* _Information supplied_

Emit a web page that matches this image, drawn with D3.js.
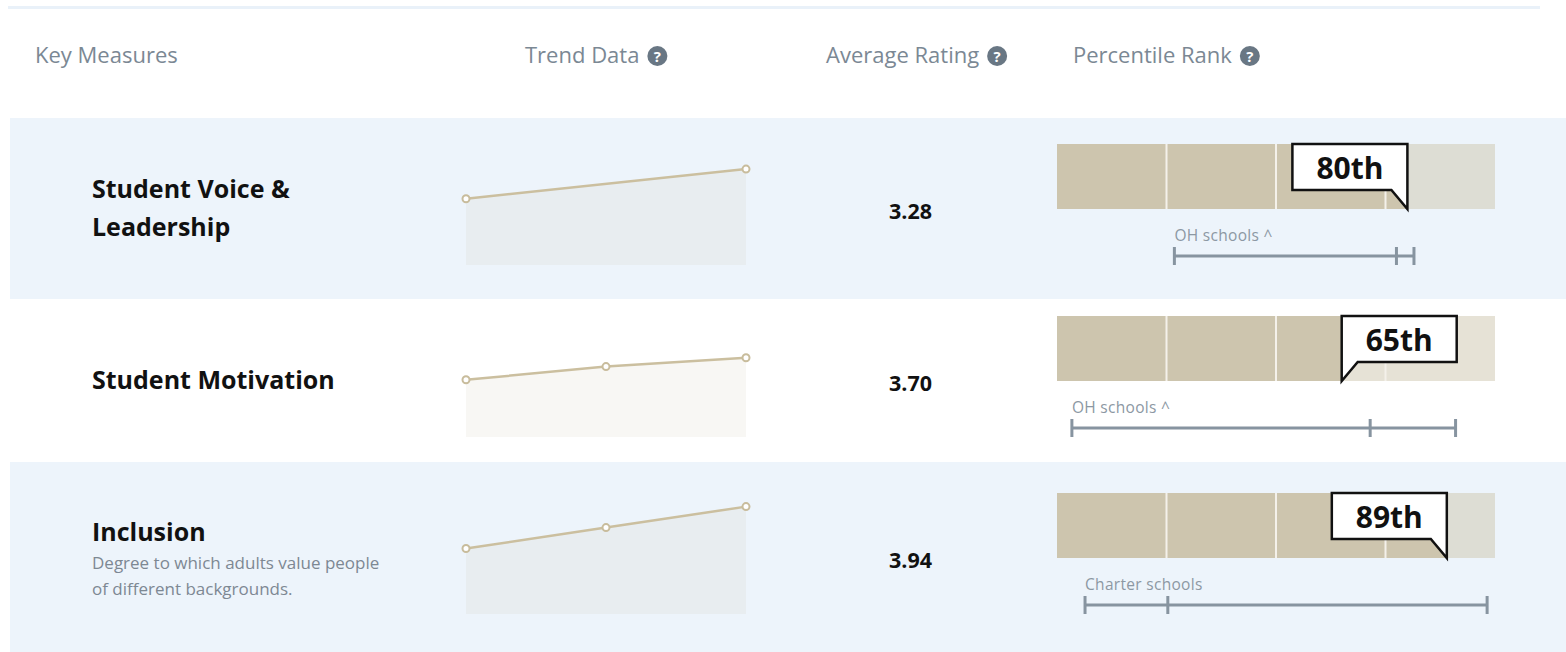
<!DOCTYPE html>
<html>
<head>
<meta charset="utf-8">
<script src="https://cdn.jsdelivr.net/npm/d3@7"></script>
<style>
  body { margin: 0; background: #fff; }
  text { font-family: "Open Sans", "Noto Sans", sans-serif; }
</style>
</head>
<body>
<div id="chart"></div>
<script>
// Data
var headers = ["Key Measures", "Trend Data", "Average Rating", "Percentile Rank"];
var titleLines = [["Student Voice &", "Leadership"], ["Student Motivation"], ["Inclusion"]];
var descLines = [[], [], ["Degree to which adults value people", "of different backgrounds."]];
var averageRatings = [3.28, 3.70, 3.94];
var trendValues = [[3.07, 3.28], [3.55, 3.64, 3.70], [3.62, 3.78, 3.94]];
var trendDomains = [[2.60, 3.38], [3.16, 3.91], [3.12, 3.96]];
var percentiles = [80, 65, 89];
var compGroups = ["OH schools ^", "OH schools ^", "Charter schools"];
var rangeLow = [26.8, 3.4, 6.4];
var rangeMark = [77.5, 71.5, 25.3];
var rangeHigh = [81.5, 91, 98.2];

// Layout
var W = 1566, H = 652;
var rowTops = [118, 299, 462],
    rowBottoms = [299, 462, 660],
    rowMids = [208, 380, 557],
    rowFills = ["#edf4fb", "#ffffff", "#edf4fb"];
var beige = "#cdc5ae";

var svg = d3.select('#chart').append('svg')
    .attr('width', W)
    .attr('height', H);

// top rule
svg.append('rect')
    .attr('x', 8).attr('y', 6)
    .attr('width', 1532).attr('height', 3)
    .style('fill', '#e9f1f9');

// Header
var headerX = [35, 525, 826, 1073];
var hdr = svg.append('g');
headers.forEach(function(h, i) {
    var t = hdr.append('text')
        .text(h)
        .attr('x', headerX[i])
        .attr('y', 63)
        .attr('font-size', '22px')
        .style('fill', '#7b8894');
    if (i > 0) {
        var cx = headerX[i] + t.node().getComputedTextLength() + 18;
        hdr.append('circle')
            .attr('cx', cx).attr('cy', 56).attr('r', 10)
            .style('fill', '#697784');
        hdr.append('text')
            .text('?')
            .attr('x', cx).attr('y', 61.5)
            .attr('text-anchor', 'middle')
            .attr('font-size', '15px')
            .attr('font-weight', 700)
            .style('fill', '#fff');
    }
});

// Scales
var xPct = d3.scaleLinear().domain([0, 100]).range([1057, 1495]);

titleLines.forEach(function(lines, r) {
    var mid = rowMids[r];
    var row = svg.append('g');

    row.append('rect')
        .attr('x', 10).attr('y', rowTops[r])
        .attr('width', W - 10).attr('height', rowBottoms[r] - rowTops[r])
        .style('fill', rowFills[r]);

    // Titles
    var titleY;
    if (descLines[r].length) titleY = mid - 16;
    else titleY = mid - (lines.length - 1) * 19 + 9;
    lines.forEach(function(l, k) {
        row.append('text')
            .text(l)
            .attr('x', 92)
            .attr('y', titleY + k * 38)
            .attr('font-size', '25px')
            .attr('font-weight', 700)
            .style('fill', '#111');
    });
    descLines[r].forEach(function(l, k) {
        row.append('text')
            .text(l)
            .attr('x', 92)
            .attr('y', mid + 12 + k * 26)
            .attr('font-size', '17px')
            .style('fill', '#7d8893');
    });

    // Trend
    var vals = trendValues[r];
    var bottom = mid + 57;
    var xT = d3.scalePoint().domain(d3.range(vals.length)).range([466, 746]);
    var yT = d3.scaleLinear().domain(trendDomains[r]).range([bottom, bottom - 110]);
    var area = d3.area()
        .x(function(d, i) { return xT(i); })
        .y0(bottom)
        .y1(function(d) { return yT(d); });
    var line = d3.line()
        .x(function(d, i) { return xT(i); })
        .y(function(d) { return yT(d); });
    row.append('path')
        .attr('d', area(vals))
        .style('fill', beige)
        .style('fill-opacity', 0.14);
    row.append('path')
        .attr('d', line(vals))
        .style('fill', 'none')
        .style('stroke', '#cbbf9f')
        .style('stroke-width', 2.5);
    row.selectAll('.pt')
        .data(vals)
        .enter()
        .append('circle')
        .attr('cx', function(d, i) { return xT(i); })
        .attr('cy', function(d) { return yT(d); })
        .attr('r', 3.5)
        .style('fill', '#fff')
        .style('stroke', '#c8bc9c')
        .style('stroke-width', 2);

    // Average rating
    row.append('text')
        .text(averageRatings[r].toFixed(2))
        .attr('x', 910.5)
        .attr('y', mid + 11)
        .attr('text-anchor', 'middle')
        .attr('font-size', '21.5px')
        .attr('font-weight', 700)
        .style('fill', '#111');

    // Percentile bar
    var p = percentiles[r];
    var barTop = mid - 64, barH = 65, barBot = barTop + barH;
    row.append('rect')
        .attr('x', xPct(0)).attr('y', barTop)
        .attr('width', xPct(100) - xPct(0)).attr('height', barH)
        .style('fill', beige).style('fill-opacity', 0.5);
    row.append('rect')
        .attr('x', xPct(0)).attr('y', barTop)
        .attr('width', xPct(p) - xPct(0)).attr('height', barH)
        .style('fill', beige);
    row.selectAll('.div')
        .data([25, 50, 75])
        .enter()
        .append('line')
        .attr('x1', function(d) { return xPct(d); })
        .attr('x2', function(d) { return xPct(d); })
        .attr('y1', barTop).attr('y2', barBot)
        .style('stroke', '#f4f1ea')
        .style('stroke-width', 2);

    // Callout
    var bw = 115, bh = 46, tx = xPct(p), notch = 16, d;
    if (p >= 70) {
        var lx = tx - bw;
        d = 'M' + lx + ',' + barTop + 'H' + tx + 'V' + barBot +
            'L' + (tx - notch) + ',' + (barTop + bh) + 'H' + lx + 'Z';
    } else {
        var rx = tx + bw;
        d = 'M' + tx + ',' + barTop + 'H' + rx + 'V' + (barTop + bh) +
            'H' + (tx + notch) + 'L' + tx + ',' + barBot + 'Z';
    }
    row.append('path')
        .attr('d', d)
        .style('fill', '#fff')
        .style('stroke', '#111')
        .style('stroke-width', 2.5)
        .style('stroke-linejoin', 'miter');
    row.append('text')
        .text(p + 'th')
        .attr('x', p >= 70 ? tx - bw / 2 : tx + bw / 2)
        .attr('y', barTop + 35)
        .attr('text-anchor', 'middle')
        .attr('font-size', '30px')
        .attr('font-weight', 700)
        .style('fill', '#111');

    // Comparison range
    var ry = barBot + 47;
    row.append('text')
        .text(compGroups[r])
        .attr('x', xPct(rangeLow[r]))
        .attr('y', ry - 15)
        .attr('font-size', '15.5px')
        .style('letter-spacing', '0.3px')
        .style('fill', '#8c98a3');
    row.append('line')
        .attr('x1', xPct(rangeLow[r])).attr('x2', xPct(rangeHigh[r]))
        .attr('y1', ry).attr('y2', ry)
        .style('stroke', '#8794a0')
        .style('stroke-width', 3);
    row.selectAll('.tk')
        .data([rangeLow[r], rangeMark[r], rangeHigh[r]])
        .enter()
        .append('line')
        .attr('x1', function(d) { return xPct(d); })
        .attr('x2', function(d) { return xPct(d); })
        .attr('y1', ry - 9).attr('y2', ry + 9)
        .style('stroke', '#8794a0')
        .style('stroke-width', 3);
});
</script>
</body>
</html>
---
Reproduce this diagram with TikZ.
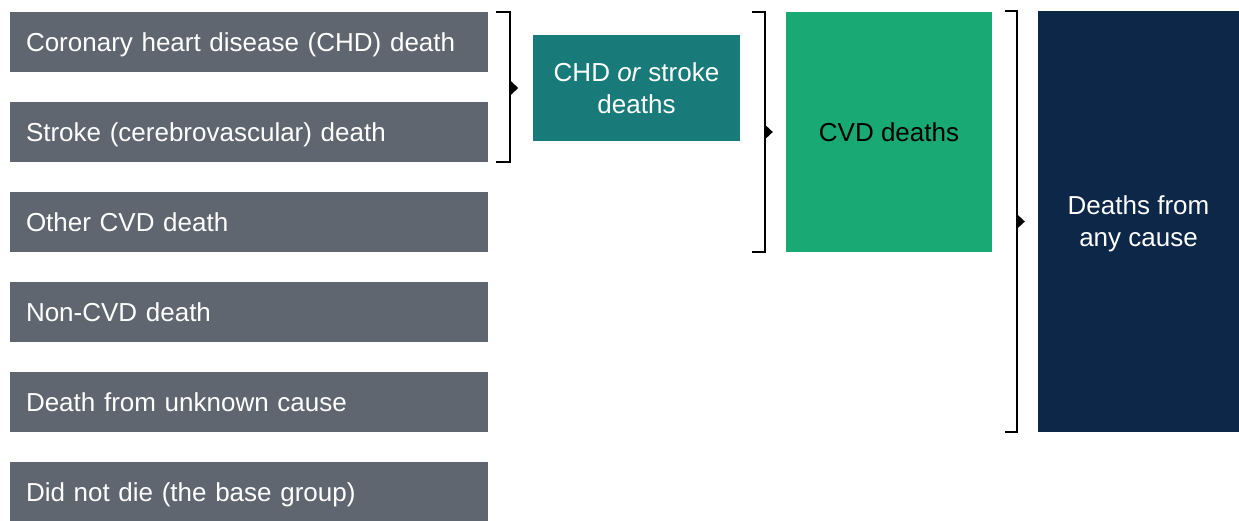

* _Written problem_
Reproduce the lines above starting at the one with "Emit a web page" and ending at the one with "var rangeHigh = [81.5, 91, 98.2];", both included, exactly and with no pictures.

* _Solved problem_
Emit a web page that matches this image, drawn with D3.js.
<!DOCTYPE html>
<html>
<head>
<meta charset="utf-8">
<script src="https://cdn.jsdelivr.net/npm/d3@7"></script>
<style>
  body { margin: 0; background: #fff; }
  text { font-family: "Open Sans", "Noto Sans", sans-serif; }
</style>
</head>
<body>
<div id="chart"></div>
<script>
// Data
var headers = ["Key Measures", "Trend Data", "Average Rating", "Percentile Rank"];
var titleLines = [["Student Voice &", "Leadership"], ["Student Motivation"], ["Inclusion"]];
var descLines = [[], [], ["Degree to which adults value people", "of different backgrounds."]];
var averageRatings = [3.28, 3.70, 3.94];
var trendValues = [[3.07, 3.28], [3.55, 3.64, 3.70], [3.62, 3.78, 3.94]];
var trendDomains = [[2.60, 3.38], [3.16, 3.91], [3.12, 3.96]];
var percentiles = [80, 65, 89];
var compGroups = ["OH schools ^", "OH schools ^", "Charter schools"];
var rangeLow = [26.8, 3.4, 6.4];
var rangeMark = [77.5, 71.5, 25.3];
var rangeHigh = [81.5, 91, 98.2];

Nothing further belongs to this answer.